> Material shown
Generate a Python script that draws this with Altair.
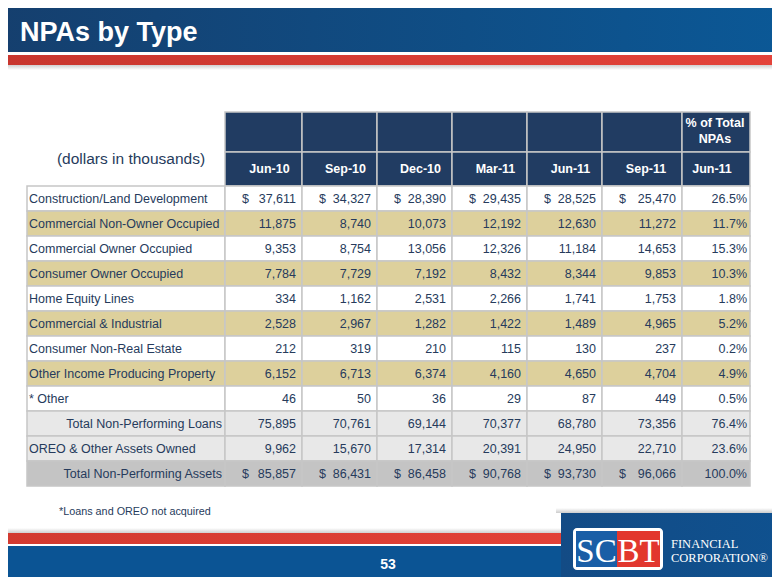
import altair as alt
import pandas as pd

# ---------------- data ----------------
categories = [
    "Construction/Land Development",
    "Commercial Non-Owner Occupied",
    "Commercial Owner Occupied",
    "Consumer Owner Occupied",
    "Home Equity Lines",
    "Commercial & Industrial",
    "Consumer Non-Real Estate",
    "Other Income Producing Property",
    "* Other",
    "Total Non-Performing Loans",
    "OREO & Other Assets Owned",
    "Total Non-Performing Assets",
]
periods = ["Jun-10", "Sep-10", "Dec-10", "Mar-11", "Jun-11", "Sep-11"]
jun10 = [37611, 11875, 9353, 7784, 334, 2528, 212, 6152, 46, 75895, 9962, 85857]
sep10 = [34327, 8740, 8754, 7729, 1162, 2967, 319, 6713, 50, 70761, 15670, 86431]
dec10 = [28390, 10073, 13056, 7192, 2531, 1282, 210, 6374, 36, 69144, 17314, 86458]
mar11 = [29435, 12192, 12326, 8432, 2266, 1422, 115, 4160, 29, 70377, 20391, 90768]
jun11 = [28525, 12630, 11184, 8344, 1741, 1489, 130, 4650, 87, 68780, 24950, 93730]
sep11 = [25470, 11272, 14653, 9853, 1753, 4965, 237, 4704, 449, 73356, 22710, 96066]
pct_jun11 = [26.5, 11.7, 15.3, 10.3, 1.8, 5.2, 0.2, 4.9, 0.5, 76.4, 23.6, 100.0]
pct_header = ["% of Total", "NPAs"]
pct_period = "Jun-11"
title = "NPAs by Type"
units_note = "(dollars in thousands)"
footnote = "*Loans and OREO not acquired"
page_no = "53"

series = [jun10, sep10, dec10, mar11, jun11, sep11]

# ---------------- layout / style ----------------
W, H = 764, 569
XS = alt.Scale(domain=[0, 780], range=[-8, 772])
YS = alt.Scale(domain=[0, 585], range=[-8, 577])
FONT = "Liberation Sans"
TXT = "#263b5c"
GRID = "#c6c6c6"
NAVY = "#213c62"
TAN = "#ddd09c"
LGRAY = "#e8e8e8"
DGRAY = "#c4c4c4"
FS = 12.5

table_left = 27
col_edges = [225, 302, 377, 452, 527, 602, 682, 750]
hdr_top, hdr_mid, hdr_bot = 112, 152, 186
row_edges = [186, 211, 236, 261, 286, 311, 336, 361, 386, 411, 436, 461, 486]
row_fill = ["white", TAN, "white", TAN, "white", TAN, "white", TAN, "white",
            LGRAY, LGRAY, DGRAY]
right_rows = {9, 11}
dollar_rows = {0, 11}


def rects(df, **kw):
    enc = dict(
        x=alt.X("x:Q", scale=XS, axis=None), x2="x2:Q",
        y=alt.Y("y:Q", scale=YS, axis=None), y2="y2:Q",
    )
    if "fill" in df.columns:
        enc["color"] = alt.Color("fill:N", scale=None, legend=None)
    return alt.Chart(df).mark_rect(**kw).encode(**enc)


def texts(df, **kw):
    base = dict(font=FONT, baseline="middle")
    base.update(kw)
    return alt.Chart(df).mark_text(**base).encode(
        x=alt.X("x:Q", scale=XS, axis=None),
        y=alt.Y("y:Q", scale=YS, axis=None),
        text="t:N",
    )


def box(x, x2, y, y2):
    return pd.DataFrame({"x": [x], "x2": [x2], "y": [y], "y2": [y2]})


def grad(c1, c2, horizontal=True):
    return alt.LinearGradient(
        gradient="linear",
        stops=[alt.GradientStop(offset=0, color=c1), alt.GradientStop(offset=1, color=c2)],
        x1=0, x2=1 if horizontal else 0, y1=0, y2=0 if horizontal else 1,
    )


layers = []

# top banner
layers.append(rects(box(0, 780, 0, 52), color=grad("#153f6e", "#0b5896")))
layers.append(rects(box(0, 780, 55, 65), color=grad("#c8362e", "#e4433a")))
layers.append(rects(box(0, 780, 65, 70), color=grad("#cfcfcf", "#ffffff", False)))
layers.append(texts(pd.DataFrame({"x": [20], "y": [33], "t": [title]}),
                    align="left", fontSize=27, fontWeight="bold", color="white"))

# bottom band
layers.append(rects(box(0, 780, 528, 533), color=grad("#ffffff", "#d0d0d0", False)))
layers.append(rects(box(0, 780, 533, 544), color=grad("#d23a30", "#e8443a")))
layers.append(rects(box(0, 780, 546, 585), color="#0b5494"))
layers.append(texts(pd.DataFrame({"x": [388], "y": [565], "t": [page_no]}),
                    align="center", fontSize=14, fontWeight="bold", color="white"))

# logo panel
layers.append(rects(box(556, 780, 508, 513), color=grad("#ffffff", "#cccccc", False)))
layers.append(rects(box(561, 780, 513, 585), color=grad("#134b85", "#0f518f")))
layers.append(rects(box(573, 663, 528, 570), color="white", cornerRadius=4))
layers.append(rects(box(576, 617, 531, 567), color="#1a5ea6"))
layers.append(rects(box(617, 660, 531, 567), color="#e2372e"))
logo_letters = pd.DataFrame({"x": [596.5, 638.5], "y": [562, 562], "t": ["SC", "BT"]})
layers.append(texts(logo_letters, align="center", baseline="alphabetic",
                    font="Liberation Serif", fontSize=33, color="white"))
layers.append(texts(pd.DataFrame({"x": [671, 671], "y": [548, 562],
                                  "t": ["FINANCIAL", "CORPORATION®"]}),
                    align="left", baseline="alphabetic", font="Liberation Serif",
                    fontSize=12.5, color="white"))

# header cells
hdr = []
for c in range(len(col_edges) - 1):
    hdr.append({"x": col_edges[c], "x2": col_edges[c + 1], "y": hdr_top, "y2": hdr_mid})
    hdr.append({"x": col_edges[c], "x2": col_edges[c + 1], "y": hdr_mid, "y2": hdr_bot})
layers.append(rects(pd.DataFrame(hdr), color=NAVY, stroke=GRID, strokeWidth=1.5))

# body cells
cells = []
for r in range(len(categories)):
    edges = [table_left] + col_edges
    for c in range(len(edges) - 1):
        cells.append({"x": edges[c], "x2": edges[c + 1], "y": row_edges[r],
                      "y2": row_edges[r + 1], "fill": row_fill[r]})
layers.append(rects(pd.DataFrame(cells), stroke=GRID, strokeWidth=1.5))

# header texts
hx = [(col_edges[i] + col_edges[i + 1]) / 2 + 6 for i in range(6)]
hx[5] -= 2
hdr_txt = pd.DataFrame({
    "x": hx + [712, 715, 715],
    "y": [169] * 6 + [169, 123, 139],
    "t": periods + [pct_period] + pct_header,
})
layers.append(texts(hdr_txt, align="center", fontSize=FS, fontWeight="bold", color="white"))

# units note and footnote
layers.append(texts(pd.DataFrame({"x": [131], "y": [159], "t": [units_note]}),
                    align="center", fontSize=15.5, color=TXT))
layers.append(texts(pd.DataFrame({"x": [59], "y": [512], "t": [footnote]}),
                    align="left", fontSize=10.8, color=TXT))

# row labels
lab_left, lab_right = [], []
for r, name in enumerate(categories):
    yc = (row_edges[r] + row_edges[r + 1]) / 2
    (lab_right if r in right_rows else lab_left).append(
        {"x": 222 if r in right_rows else 29, "y": yc, "t": name})
layers.append(texts(pd.DataFrame(lab_left), align="left", fontSize=FS, color=TXT))
layers.append(texts(pd.DataFrame(lab_right), align="right", fontSize=FS, color=TXT))

# numbers
nums, dollars = [], []
for c, vals in enumerate(series):
    for r, v in enumerate(vals):
        yc = (row_edges[r] + row_edges[r + 1]) / 2
        nums.append({"x": col_edges[c + 1] - 6, "y": yc, "t": f"{v:,}"})
        if r in dollar_rows:
            dollars.append({"x": col_edges[c] + 17, "y": yc, "t": "$"})
for r, v in enumerate(pct_jun11):
    yc = (row_edges[r] + row_edges[r + 1]) / 2
    nums.append({"x": col_edges[-1] - 3, "y": yc, "t": f"{v:.1f}%"})
layers.append(texts(pd.DataFrame(nums), align="right", fontSize=FS, color=TXT))
layers.append(texts(pd.DataFrame(dollars), align="left", fontSize=FS, color=TXT))

chart = alt.layer(*layers).properties(
    width=W, height=H, padding=0, autosize="none"
).configure_view(stroke=None)

chart.save("out.html", embed_options={"renderer": "svg", "actions": False})
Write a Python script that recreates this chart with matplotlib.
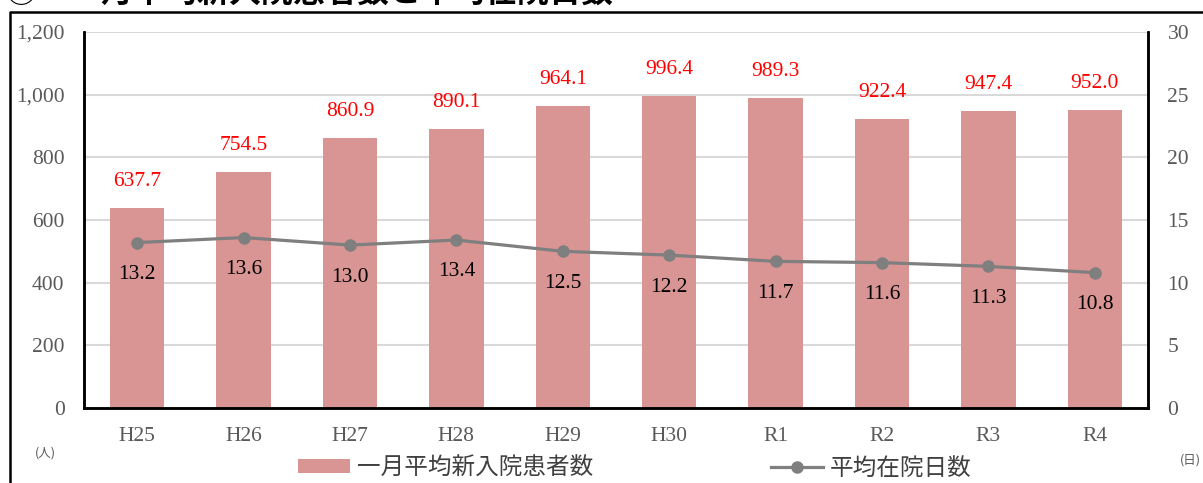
import matplotlib.pyplot as plt
from matplotlib.lines import Line2D

years = ["H25", "H26", "H27", "H28", "H29", "H30", "R1", "R2", "R3", "R4"]
new_patients = [637.7, 754.5, 860.9, 890.1, 964.1, 996.4, 989.3, 922.4, 947.4, 952.0]
avg_days = [13.2, 13.6, 13.0, 13.4, 12.5, 12.2, 11.7, 11.6, 11.3, 10.8]

serif = "Liberation Serif"
jp = "Noto Sans CJK JP"
bar_color = "#D99594"
line_color = "#7F7F7F"

fig = plt.figure(figsize=(12.03, 4.83), dpi=100)
ax = fig.add_axes([84 / 1203, 1 - 408 / 483, 1064 / 1203, 376 / 483])
ax2 = ax.twinx()

x = list(range(len(years)))
bars = ax.bar(x, new_patients, width=0.51, color=bar_color, zorder=2,
              label="一月平均新入院患者数")
for xi, v in zip(x, new_patients):
    ax.annotate(f"{v:.1f}", (xi, v), xytext=(0, 19), textcoords="offset points",
                ha="center", va="center", color="red", fontsize=15.5, family=serif)

ax2.plot(x, avg_days, color=line_color, lw=2.3, marker="o", markersize=8,
         zorder=3, label="平均在院日数")
for xi, v in zip(x, avg_days):
    ax2.annotate(f"{v:.1f}", (xi, v), xytext=(0, -23), textcoords="offset points",
                 ha="center", va="center", color="black", fontsize=15.5, family=serif)

ax.set_xlim(-0.5, len(years) - 0.5)
ax.set_ylim(0, 1200)
ax.set_yticks(range(0, 1201, 200))
ax.set_yticklabels([f"{v:,}" for v in range(0, 1201, 200)])
ax2.set_ylim(0, 30)
ax2.set_yticks(range(0, 31, 5))

ax.set_xticks(x)
ax.set_xticklabels(years)
ax.yaxis.grid(True, color="#D9D9D9", lw=1.5, zorder=0)
ax.set_axisbelow(True)

for a in (ax, ax2):
    a.tick_params(length=0, labelsize=15.5, labelcolor="#595959")
    for lab in a.get_xticklabels() + a.get_yticklabels():
        lab.set_family(serif)
    a.spines["top"].set_visible(False)
    for s in ("left", "right", "bottom"):
        a.spines[s].set_linewidth(1.8)
        a.spines[s].set_color("black")
ax.tick_params(axis="y", pad=14)
ax.tick_params(axis="x", pad=14)
ax2.tick_params(axis="y", pad=14)

fig.text(45 / 1203, 1 - 453 / 483, "(人)", family=jp, fontsize=9, color="#595959",
         ha="center", va="center")
fig.text(1190 / 1203, 1 - 460 / 483, "(日)", family=jp, fontsize=9, color="#595959",
         ha="center", va="center")

handles = [bars, Line2D([], [], color=line_color, lw=2.3, marker="o", markersize=8)]
leg = fig.legend(handles, ["一月平均新入院患者数", "平均在院日数"], loc="center",
                 bbox_to_anchor=(635 / 1203, 1 - 468 / 483), ncol=2, frameon=False,
                 prop={"family": jp, "size": 17}, columnspacing=7.5, handlelength=2.2,
                 handleheight=0.55, handletextpad=0.3, labelcolor="#404040",
                 borderpad=0, borderaxespad=0)

# outer frame of the original document box
fig.add_artist(Line2D([10 / 1203, 10 / 1203, 1.01], [-0.01, 1 - 12 / 483, 1 - 12 / 483],
                      transform=fig.transFigure, color="black", lw=1.8))
# title, cut off at the top edge
fig.text(5 / 1203, 1 - 9 / 483, "③", family=jp, fontsize=22, fontweight="bold",
         va="bottom", ha="left")
fig.text(70 / 1203, 1 - 9 / 483, "一月平均新入院患者数と平均在院日数", family=jp,
         fontsize=23, fontweight="bold", va="bottom", ha="left")

fig.savefig("out.png", dpi=100)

> Exercise aim
Go through the data above and find the lines with the word "this". Copy each of those lines.

> Worked solution
Generate a Python script that draws this with Altair.
Write a Python script that recreates this chart with matplotlib.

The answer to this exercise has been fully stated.